Il est capital de renforcer la facilitation de l’accès des femmes aux services financiers en milieu rural au Cameroun, car elle entraînera la réduction des écarts d’accès entre les sexes. Il est à noter qu’elle pourrait également passer par l’amélioration de niveau d’éducation des femmes en générale et des jeunes filles en particulier, à travers une augmentation des investissements dans l’éducation. Ceci aussi bien en termes d’infrastructures, d’enseignants qualifiés, que d’outils pédagogiques appropriés, afin de réduire les disparités territoriales en ce qui concerne l’accès à l’éducation au Cameroun.

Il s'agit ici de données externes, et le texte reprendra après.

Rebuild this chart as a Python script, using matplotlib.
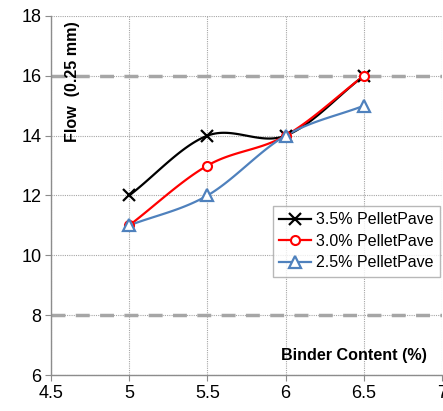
import numpy as np
import matplotlib
matplotlib.use("Agg")
import matplotlib.pyplot as plt

plt.rcParams['font.family'] = ['Liberation Sans', 'DejaVu Sans']

binder = [5.0, 5.5, 6.0, 6.5]
flow_35 = [12, 14, 14, 16]
flow_30 = [11, 13, 14, 16]
flow_25 = [11, 12, 14, 15]
labels = ["3.5% PelletPave", "3.0% PelletPave", "2.5% PelletPave"]
xticks = [4.5, 5, 5.5, 6, 6.5, 7]
yticks = [6, 8, 10, 12, 14, 16, 18]


def smooth(x, y, n=40):
    x = np.asarray(x, float)
    y = np.asarray(y, float)
    px = np.concatenate([[2 * x[0] - x[1]], x, [2 * x[-1] - x[-2]]])
    py = np.concatenate([[2 * y[0] - y[1]], y, [2 * y[-1] - y[-2]]])
    xs, ys = [], []
    t = np.linspace(0, 1, n)
    for i in range(1, len(px) - 2):
        p0, p1, p2, p3 = (np.array([px[j], py[j]]) for j in range(i - 1, i + 3))
        c1 = p1 + (p2 - p0) / 6
        c2 = p2 - (p3 - p1) / 6
        pts = ((1 - t) ** 3)[:, None] * p1 + (3 * (1 - t) ** 2 * t)[:, None] * c1 \
            + (3 * (1 - t) * t ** 2)[:, None] * c2 + (t ** 3)[:, None] * p2
        xs.extend(pts[:, 0])
        ys.extend(pts[:, 1])
    return xs, ys


fig = plt.figure(figsize=(4.43, 4.11), dpi=100)
ax = fig.add_axes([51 / 443, 1 - 375 / 411, 391 / 443, 359 / 411])

ax.set_xlim(4.5, 7)
ax.set_ylim(6, 18)
ax.set_xticks(xticks)
ax.set_xticklabels(["4.5", "5", "5.5", "6", "6.5", "7"])
ax.set_yticks(yticks)
ax.grid(True, color='#a6a6a6', linestyle=(0, (1, 1)), linewidth=0.8)
for yv in (8, 16):
    ax.axhline(yv, color='#a6a6a6', linestyle=(0, (4, 3)), linewidth=2.5, zorder=1)

for s in ('top', 'right'):
    ax.spines[s].set_visible(False)
for s in ('left', 'bottom'):
    ax.spines[s].set_color('#8c8c8c')
    ax.spines[s].set_linewidth(1)
ax.tick_params(axis='both', direction='out', length=4, color='#8c8c8c',
               labelsize=13, pad=3)

series = [
    (flow_35, 'black', dict(marker='x', markersize=9, markeredgewidth=1.6)),
    (flow_30, '#ff0000', dict(marker='o', markersize=6.5, markeredgewidth=1.5, markerfacecolor='white')),
    (flow_25, '#4f81bd', dict(marker='^', markersize=9, markeredgewidth=1.6, markerfacecolor='white')),
]
handles = []
for (vals, col, mk), lab in zip(series, labels):
    sx, sy = smooth(binder, vals)
    ax.plot(sx, sy, color=col, linewidth=1.6, zorder=3)
    ax.plot(binder, vals, linestyle='none', color=col, markeredgecolor=col, zorder=4, **mk)
    h, = ax.plot([], [], color=col, linewidth=1.6, markeredgecolor=col, **mk)
    handles.append(h)

leg = ax.legend(handles, labels, loc='upper left', bbox_to_anchor=(222 / 391, (375 - 206) / 359),
                fontsize=11.5, frameon=True, fancybox=False, edgecolor='#a6a6a6',
                handlelength=2.0, handletextpad=0.3, borderpad=0.4, labelspacing=0.4,
                borderaxespad=0)
leg.get_frame().set_linewidth(1)

ax.text(0.055, 0.985, "Flow  (0.25 mm)", transform=ax.transAxes, rotation=90,
        ha='center', va='top', fontsize=11.6, fontweight='bold')
ax.text(0.962, 0.055, "Binder Content (%)", transform=ax.transAxes,
        ha='right', va='center', fontsize=11.6, fontweight='bold')

fig.savefig("out.png", dpi=100)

Pour une égalité des sexes au Cameroun
Tout compte fait, renforcer l’accès des femmes aux services financiers en milieu rural au Cameroun se pose comme un marqueur important pouvant contribuer à l’égalité des sexes au Cameroun. Avec un accès équitable des femmes à toute la gamme des services financiers fondés sur les besoins – épargne, crédit, assurance, paiements – et tout le programme de pédagogie financière qui les accompagne, on peut espérer que les Femmes camerounaises en général ont une chance d’atteindre une autonomisation sociale et économique durable : gage de l’atteinte des objectifs du millénaire pour le développement.
Baltazar Atangana
noahatango@yahoo.ca
Notes
[1] « Analyse des facteurs pouvant limiter l’accessibilité des femmes aux services financiers en milieu rural au Cameroun » : Pour une approche genrée dans l’inclusion financière au Cameroun ?, Edilivre-Aparis, 2015
[2] L’enquête de cette étude repose sur un échantillon de 500 femmes soit 250 membres des EMF et 250 non-membres. Cette étude a visé à analyser les facteurs pouvant limiter l’accès des femmes aux services financiers auprès des Etablissements de Microfinance (EMF) du réseau A3C (Association des CVECA et CECA du Centre) en milieu rural. Des enquêtes ont été effectuées auprès de 6 EMF du réseau dans 4 des 10 départements la région du Centre-Cameroun.